↓↓↓
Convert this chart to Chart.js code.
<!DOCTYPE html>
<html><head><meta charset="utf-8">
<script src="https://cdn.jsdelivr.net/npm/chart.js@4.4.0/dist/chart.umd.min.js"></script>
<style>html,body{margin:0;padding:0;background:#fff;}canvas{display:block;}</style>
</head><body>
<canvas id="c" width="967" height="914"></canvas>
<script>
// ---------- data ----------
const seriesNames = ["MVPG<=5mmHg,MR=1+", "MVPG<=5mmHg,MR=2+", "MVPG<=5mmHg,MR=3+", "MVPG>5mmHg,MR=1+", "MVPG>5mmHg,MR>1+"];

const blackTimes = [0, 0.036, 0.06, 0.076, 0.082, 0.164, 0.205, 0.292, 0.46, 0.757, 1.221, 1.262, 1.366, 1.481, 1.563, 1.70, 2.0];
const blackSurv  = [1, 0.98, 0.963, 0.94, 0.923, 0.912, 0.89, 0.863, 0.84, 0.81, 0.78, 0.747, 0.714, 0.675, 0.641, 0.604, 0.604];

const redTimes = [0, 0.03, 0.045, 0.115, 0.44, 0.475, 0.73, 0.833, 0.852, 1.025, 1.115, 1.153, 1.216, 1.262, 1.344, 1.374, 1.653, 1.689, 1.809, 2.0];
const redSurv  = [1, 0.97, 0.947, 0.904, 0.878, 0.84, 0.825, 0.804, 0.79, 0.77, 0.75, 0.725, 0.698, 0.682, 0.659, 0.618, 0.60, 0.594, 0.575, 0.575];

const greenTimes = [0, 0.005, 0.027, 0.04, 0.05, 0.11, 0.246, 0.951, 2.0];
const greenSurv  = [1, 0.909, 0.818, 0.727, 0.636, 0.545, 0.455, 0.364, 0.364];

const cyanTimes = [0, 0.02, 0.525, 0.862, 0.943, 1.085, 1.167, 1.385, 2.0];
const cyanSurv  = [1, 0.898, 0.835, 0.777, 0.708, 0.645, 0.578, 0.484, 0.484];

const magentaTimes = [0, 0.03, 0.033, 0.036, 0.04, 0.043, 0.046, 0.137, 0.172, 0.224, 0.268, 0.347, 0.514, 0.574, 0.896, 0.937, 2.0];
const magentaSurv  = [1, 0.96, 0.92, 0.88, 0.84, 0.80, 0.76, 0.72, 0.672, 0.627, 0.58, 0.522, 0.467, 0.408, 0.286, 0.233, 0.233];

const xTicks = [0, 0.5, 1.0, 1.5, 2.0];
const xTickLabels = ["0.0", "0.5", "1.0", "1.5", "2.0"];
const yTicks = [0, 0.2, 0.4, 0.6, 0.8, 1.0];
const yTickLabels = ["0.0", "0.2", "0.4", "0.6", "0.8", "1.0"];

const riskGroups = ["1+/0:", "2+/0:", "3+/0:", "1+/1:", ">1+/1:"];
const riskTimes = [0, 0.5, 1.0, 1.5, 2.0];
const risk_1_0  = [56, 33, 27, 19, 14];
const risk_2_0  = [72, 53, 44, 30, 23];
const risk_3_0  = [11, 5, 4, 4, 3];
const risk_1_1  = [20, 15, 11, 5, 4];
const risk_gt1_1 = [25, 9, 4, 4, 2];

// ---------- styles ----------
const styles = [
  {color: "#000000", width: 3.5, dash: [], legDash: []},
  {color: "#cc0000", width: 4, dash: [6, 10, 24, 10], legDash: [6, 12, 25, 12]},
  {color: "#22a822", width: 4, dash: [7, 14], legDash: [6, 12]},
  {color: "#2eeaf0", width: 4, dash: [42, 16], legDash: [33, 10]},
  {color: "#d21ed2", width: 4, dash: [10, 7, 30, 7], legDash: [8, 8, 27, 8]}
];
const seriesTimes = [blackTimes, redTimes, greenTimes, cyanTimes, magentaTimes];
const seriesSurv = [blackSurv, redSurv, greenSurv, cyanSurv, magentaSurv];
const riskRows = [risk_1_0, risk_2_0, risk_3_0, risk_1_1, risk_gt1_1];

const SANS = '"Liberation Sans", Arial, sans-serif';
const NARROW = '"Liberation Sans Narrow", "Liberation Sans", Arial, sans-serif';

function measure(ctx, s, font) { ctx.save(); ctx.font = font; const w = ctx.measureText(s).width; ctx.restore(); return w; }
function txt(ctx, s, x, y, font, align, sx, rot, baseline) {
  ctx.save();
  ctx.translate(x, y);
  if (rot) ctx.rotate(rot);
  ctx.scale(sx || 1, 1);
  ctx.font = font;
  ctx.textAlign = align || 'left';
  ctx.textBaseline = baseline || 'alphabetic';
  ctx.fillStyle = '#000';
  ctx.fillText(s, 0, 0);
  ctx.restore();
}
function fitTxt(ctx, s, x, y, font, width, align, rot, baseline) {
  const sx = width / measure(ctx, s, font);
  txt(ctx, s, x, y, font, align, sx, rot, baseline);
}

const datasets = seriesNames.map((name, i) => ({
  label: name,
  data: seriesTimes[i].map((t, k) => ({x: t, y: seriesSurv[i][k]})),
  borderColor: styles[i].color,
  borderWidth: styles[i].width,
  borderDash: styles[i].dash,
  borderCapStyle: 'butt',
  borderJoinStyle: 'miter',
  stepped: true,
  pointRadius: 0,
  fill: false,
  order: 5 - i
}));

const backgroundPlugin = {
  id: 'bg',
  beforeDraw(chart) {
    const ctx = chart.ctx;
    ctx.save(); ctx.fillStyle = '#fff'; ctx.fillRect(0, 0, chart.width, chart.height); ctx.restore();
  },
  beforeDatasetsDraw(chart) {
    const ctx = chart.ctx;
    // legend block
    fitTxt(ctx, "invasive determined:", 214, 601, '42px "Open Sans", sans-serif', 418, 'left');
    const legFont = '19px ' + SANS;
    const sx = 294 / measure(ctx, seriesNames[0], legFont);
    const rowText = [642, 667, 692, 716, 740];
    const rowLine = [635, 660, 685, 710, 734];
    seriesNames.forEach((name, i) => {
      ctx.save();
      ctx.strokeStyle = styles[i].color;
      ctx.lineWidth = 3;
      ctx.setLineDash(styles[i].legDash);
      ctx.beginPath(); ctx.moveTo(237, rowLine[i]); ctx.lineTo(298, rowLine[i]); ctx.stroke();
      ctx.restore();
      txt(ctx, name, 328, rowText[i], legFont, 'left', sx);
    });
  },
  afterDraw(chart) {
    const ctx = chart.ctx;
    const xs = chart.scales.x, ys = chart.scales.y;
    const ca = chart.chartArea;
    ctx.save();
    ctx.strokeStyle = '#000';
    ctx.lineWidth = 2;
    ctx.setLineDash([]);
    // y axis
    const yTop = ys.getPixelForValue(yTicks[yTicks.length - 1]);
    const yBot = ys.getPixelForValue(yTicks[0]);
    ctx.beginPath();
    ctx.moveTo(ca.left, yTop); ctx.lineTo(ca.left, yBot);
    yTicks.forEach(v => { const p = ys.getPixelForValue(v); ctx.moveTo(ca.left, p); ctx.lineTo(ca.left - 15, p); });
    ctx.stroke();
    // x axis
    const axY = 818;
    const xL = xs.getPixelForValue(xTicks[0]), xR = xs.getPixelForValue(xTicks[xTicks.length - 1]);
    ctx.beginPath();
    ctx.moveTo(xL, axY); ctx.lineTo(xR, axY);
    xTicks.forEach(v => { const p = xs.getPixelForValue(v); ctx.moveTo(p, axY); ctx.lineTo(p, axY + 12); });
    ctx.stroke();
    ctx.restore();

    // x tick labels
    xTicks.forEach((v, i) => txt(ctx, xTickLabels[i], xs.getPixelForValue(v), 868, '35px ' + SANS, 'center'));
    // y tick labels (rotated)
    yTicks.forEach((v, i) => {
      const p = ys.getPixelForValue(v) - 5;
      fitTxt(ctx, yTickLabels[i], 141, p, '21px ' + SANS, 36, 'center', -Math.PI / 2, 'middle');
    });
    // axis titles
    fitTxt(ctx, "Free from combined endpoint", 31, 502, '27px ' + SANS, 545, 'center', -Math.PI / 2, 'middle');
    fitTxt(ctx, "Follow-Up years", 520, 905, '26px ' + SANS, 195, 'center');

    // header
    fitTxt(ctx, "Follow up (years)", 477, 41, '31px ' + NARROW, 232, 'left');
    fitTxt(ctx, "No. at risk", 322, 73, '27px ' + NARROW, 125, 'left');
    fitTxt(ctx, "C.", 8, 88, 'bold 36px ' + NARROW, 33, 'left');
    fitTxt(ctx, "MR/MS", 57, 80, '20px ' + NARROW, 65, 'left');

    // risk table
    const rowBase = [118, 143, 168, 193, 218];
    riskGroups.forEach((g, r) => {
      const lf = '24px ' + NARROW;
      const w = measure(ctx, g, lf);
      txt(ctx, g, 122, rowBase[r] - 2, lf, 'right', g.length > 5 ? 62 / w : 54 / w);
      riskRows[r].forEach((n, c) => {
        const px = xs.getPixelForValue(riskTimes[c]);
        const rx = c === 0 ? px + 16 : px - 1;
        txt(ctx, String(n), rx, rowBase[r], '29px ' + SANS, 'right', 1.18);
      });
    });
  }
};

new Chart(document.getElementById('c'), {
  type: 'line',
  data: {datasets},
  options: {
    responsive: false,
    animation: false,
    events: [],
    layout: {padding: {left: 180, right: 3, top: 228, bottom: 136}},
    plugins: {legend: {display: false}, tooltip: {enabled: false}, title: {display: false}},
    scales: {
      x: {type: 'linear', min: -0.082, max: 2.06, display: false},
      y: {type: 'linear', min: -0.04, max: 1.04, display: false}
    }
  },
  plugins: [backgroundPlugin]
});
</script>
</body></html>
↑↑↑
* Task: From the opening line of the data above, please print each line as written up to and including the line that contains "0.641, 0.604, 0.604];", and nothing more.

* Worked solution:
Convert this chart to Chart.js code.
<!DOCTYPE html>
<html><head><meta charset="utf-8">
<script src="https://cdn.jsdelivr.net/npm/chart.js@4.4.0/dist/chart.umd.min.js"></script>
<style>html,body{margin:0;padding:0;background:#fff;}canvas{display:block;}</style>
</head><body>
<canvas id="c" width="967" height="914"></canvas>
<script>
// ---------- data ----------
const seriesNames = ["MVPG<=5mmHg,MR=1+", "MVPG<=5mmHg,MR=2+", "MVPG<=5mmHg,MR=3+", "MVPG>5mmHg,MR=1+", "MVPG>5mmHg,MR>1+"];

const blackTimes = [0, 0.036, 0.06, 0.076, 0.082, 0.164, 0.205, 0.292, 0.46, 0.757, 1.221, 1.262, 1.366, 1.481, 1.563, 1.70, 2.0];
const blackSurv  = [1, 0.98, 0.963, 0.94, 0.923, 0.912, 0.89, 0.863, 0.84, 0.81, 0.78, 0.747, 0.714, 0.675, 0.641, 0.604, 0.604];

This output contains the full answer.